(SET EXERCISE):
Print every entry word for word, but omit the pictures.

(RECORDS SHOWN):

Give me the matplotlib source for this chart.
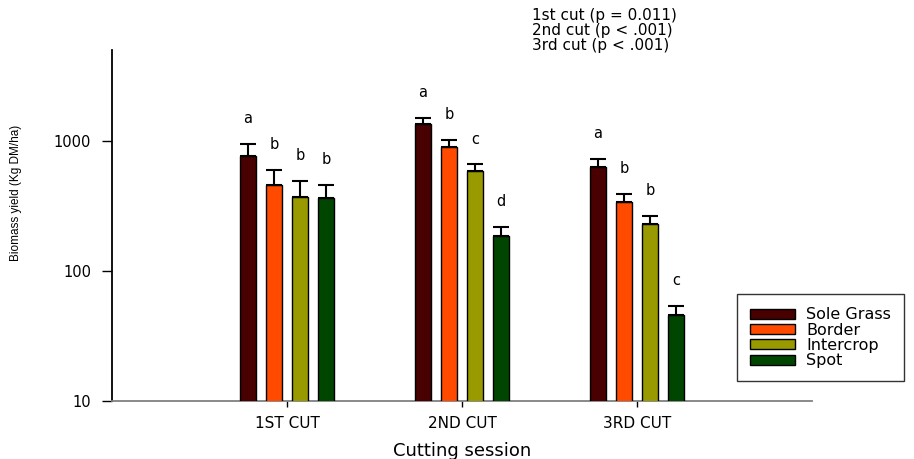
import numpy as np
import matplotlib.pyplot as plt
from matplotlib import font_manager
from matplotlib.patches import Patch

# ============================================================
# DATA
# ============================================================

sessions = ["1ST CUT", "2ND CUT", "3RD CUT"]
treatments = ["Sole Grass", "Border", "Intercrop", "Spot"]

sole_grass = [771, 1351, 631]
border = [456, 894, 341]
intercrop = [373, 591, 230]
spot = [362, 185, 45.6]

sole_grass_err = [178, 161, 100]
border_err = [142, 130, 52]
intercrop_err = [119, 71, 36]
spot_err = [97, 34, 8.5]

sole_grass_letters = ["a", "a", "a"]
border_letters = ["b", "b", "b"]
intercrop_letters = ["b", "c", "b"]
spot_letters = ["b", "d", "c"]

p_text = "1st cut (p = 0.011)\n2nd cut (p < .001)\n3rd cut (p < .001)"

colors = ["#480000", "#ff4a00", "#999900", "#004600"]

# ============================================================
# PLOT
# ============================================================

plt.rcParams["font.family"] = ["DejaVu Sans"]

installed = {f.name for f in font_manager.fontManager.ttflist}
narrow = "Liberation Sans Narrow" if "Liberation Sans Narrow" in installed else "Liberation Sans"
ylab_size = 9.5 if narrow == "Liberation Sans Narrow" else 8.5

fig = plt.figure(figsize=(9.14, 4.59), dpi=100)
ax = fig.add_axes([0.1225, 0.1264, 0.7659, 0.7646])

values = [sole_grass, border, intercrop, spot]
errors = [sole_grass_err, border_err, intercrop_err, spot_err]
letters = [sole_grass_letters, border_letters, intercrop_letters, spot_letters]

x = np.arange(1, len(sessions) + 1)
width = 0.092
step = 0.149
offsets = (np.arange(4) - 1.5) * step

for i in range(4):
    xs = x + offsets[i]
    ax.bar(xs, values[i], width=width, color=colors[i],
           edgecolor="black", linewidth=1.0, zorder=3)
    ax.errorbar(xs, values[i], yerr=[np.zeros(3), errors[i]],
                fmt="none", ecolor="black", elinewidth=1.5,
                capsize=5.8, capthick=1.5, zorder=4)
    for j in range(3):
        ax.annotate(letters[i][j], (xs[j], values[i][j] + errors[i][j]),
                    xytext=(0, 25), textcoords="offset pixels",
                    ha="center", va="center", fontsize=10.5)

ax.set_yscale("log")
ax.set_ylim(10, 5000)
ax.set_xlim(0, 4)

ax.set_yticks([10, 100, 1000])
ax.set_yticklabels(["10", "100", "1000"], fontsize=10.5)
ax.yaxis.set_minor_locator(plt.NullLocator())
ax.set_xticks(x)
ax.set_xticklabels(sessions, fontsize=11)

ax.tick_params(axis="y", direction="out", length=7, width=1, pad=8)
ax.tick_params(axis="x", direction="out", length=4, width=1, pad=7)

for s in ["top", "right"]:
    ax.spines[s].set_visible(False)
ax.spines["left"].set_linewidth(1.3)
ax.spines["bottom"].set_color("#808080")
ax.spines["bottom"].set_linewidth(1.3)

ax.set_xlabel("Cutting session", fontsize=13, labelpad=8)
ax.set_ylabel("Biomass yield (Kg DM/ha)", fontsize=ylab_size, family=narrow)
ax.yaxis.set_label_coords(-0.128, 0.593)

fig.text(532 / 914, 1 - 8 / 459, p_text, fontsize=11, ha="left", va="top",
         linespacing=1.0)

handles = [Patch(facecolor=c, edgecolor="black", linewidth=1.0) for c in colors]
leg = ax.legend(handles, treatments, loc="lower left",
                bbox_to_anchor=(737 / 914, 78 / 459),
                bbox_transform=fig.transFigure,
                fontsize=11.5, frameon=True, fancybox=False,
                edgecolor="black", handlelength=2.8, handleheight=0.6,
                handletextpad=0.75, labelspacing=0.02, borderpad=0.8,
                borderaxespad=0)
leg.get_frame().set_linewidth(1.0)

fig.savefig("out.png", dpi=100)
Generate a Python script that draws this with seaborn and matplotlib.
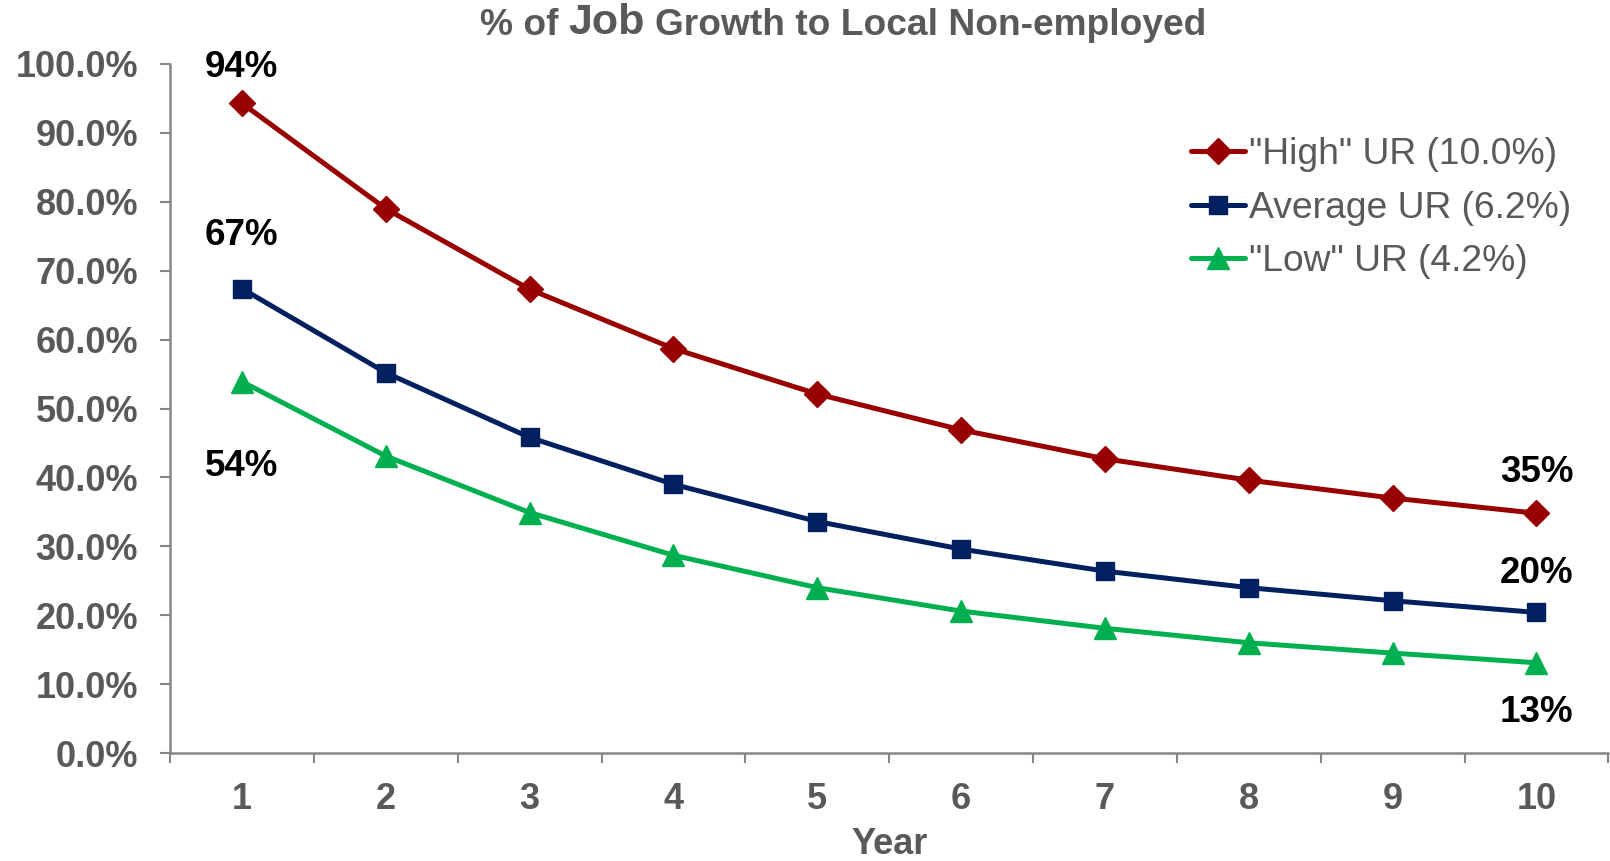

(RESULT OF THE TASK):
Give me the matplotlib source for this chart.
import numpy as np
import matplotlib.pyplot as plt
from matplotlib import font_manager
from matplotlib.patches import Patch

# ============================================================
# DATA
# ============================================================

sessions = ["1ST CUT", "2ND CUT", "3RD CUT"]
treatments = ["Sole Grass", "Border", "Intercrop", "Spot"]

sole_grass = [771, 1351, 631]
border = [456, 894, 341]
intercrop = [373, 591, 230]
spot = [362, 185, 45.6]

sole_grass_err = [178, 161, 100]
border_err = [142, 130, 52]
intercrop_err = [119, 71, 36]
spot_err = [97, 34, 8.5]

sole_grass_letters = ["a", "a", "a"]
border_letters = ["b", "b", "b"]
intercrop_letters = ["b", "c", "b"]
spot_letters = ["b", "d", "c"]

p_text = "1st cut (p = 0.011)\n2nd cut (p < .001)\n3rd cut (p < .001)"

colors = ["#480000", "#ff4a00", "#999900", "#004600"]

# ============================================================
# PLOT
# ============================================================

plt.rcParams["font.family"] = ["DejaVu Sans"]

installed = {f.name for f in font_manager.fontManager.ttflist}
narrow = "Liberation Sans Narrow" if "Liberation Sans Narrow" in installed else "Liberation Sans"
ylab_size = 9.5 if narrow == "Liberation Sans Narrow" else 8.5

fig = plt.figure(figsize=(9.14, 4.59), dpi=100)
ax = fig.add_axes([0.1225, 0.1264, 0.7659, 0.7646])

values = [sole_grass, border, intercrop, spot]
errors = [sole_grass_err, border_err, intercrop_err, spot_err]
letters = [sole_grass_letters, border_letters, intercrop_letters, spot_letters]

x = np.arange(1, len(sessions) + 1)
width = 0.092
step = 0.149
offsets = (np.arange(4) - 1.5) * step

for i in range(4):
    xs = x + offsets[i]
    ax.bar(xs, values[i], width=width, color=colors[i],
           edgecolor="black", linewidth=1.0, zorder=3)
    ax.errorbar(xs, values[i], yerr=[np.zeros(3), errors[i]],
                fmt="none", ecolor="black", elinewidth=1.5,
                capsize=5.8, capthick=1.5, zorder=4)
    for j in range(3):
        ax.annotate(letters[i][j], (xs[j], values[i][j] + errors[i][j]),
                    xytext=(0, 25), textcoords="offset pixels",
                    ha="center", va="center", fontsize=10.5)

ax.set_yscale("log")
ax.set_ylim(10, 5000)
ax.set_xlim(0, 4)

ax.set_yticks([10, 100, 1000])
ax.set_yticklabels(["10", "100", "1000"], fontsize=10.5)
ax.yaxis.set_minor_locator(plt.NullLocator())
ax.set_xticks(x)
ax.set_xticklabels(sessions, fontsize=11)

ax.tick_params(axis="y", direction="out", length=7, width=1, pad=8)
ax.tick_params(axis="x", direction="out", length=4, width=1, pad=7)

for s in ["top", "right"]:
    ax.spines[s].set_visible(False)
ax.spines["left"].set_linewidth(1.3)
ax.spines["bottom"].set_color("#808080")
ax.spines["bottom"].set_linewidth(1.3)

ax.set_xlabel("Cutting session", fontsize=13, labelpad=8)
ax.set_ylabel("Biomass yield (Kg DM/ha)", fontsize=ylab_size, family=narrow)
ax.yaxis.set_label_coords(-0.128, 0.593)

fig.text(532 / 914, 1 - 8 / 459, p_text, fontsize=11, ha="left", va="top",
         linespacing=1.0)

handles = [Patch(facecolor=c, edgecolor="black", linewidth=1.0) for c in colors]
leg = ax.legend(handles, treatments, loc="lower left",
                bbox_to_anchor=(737 / 914, 78 / 459),
                bbox_transform=fig.transFigure,
                fontsize=11.5, frameon=True, fancybox=False,
                edgecolor="black", handlelength=2.8, handleheight=0.6,
                handletextpad=0.75, labelspacing=0.02, borderpad=0.8,
                borderaxespad=0)
leg.get_frame().set_linewidth(1.0)

fig.savefig("out.png", dpi=100)
Generate a Python script that draws this with seaborn and matplotlib.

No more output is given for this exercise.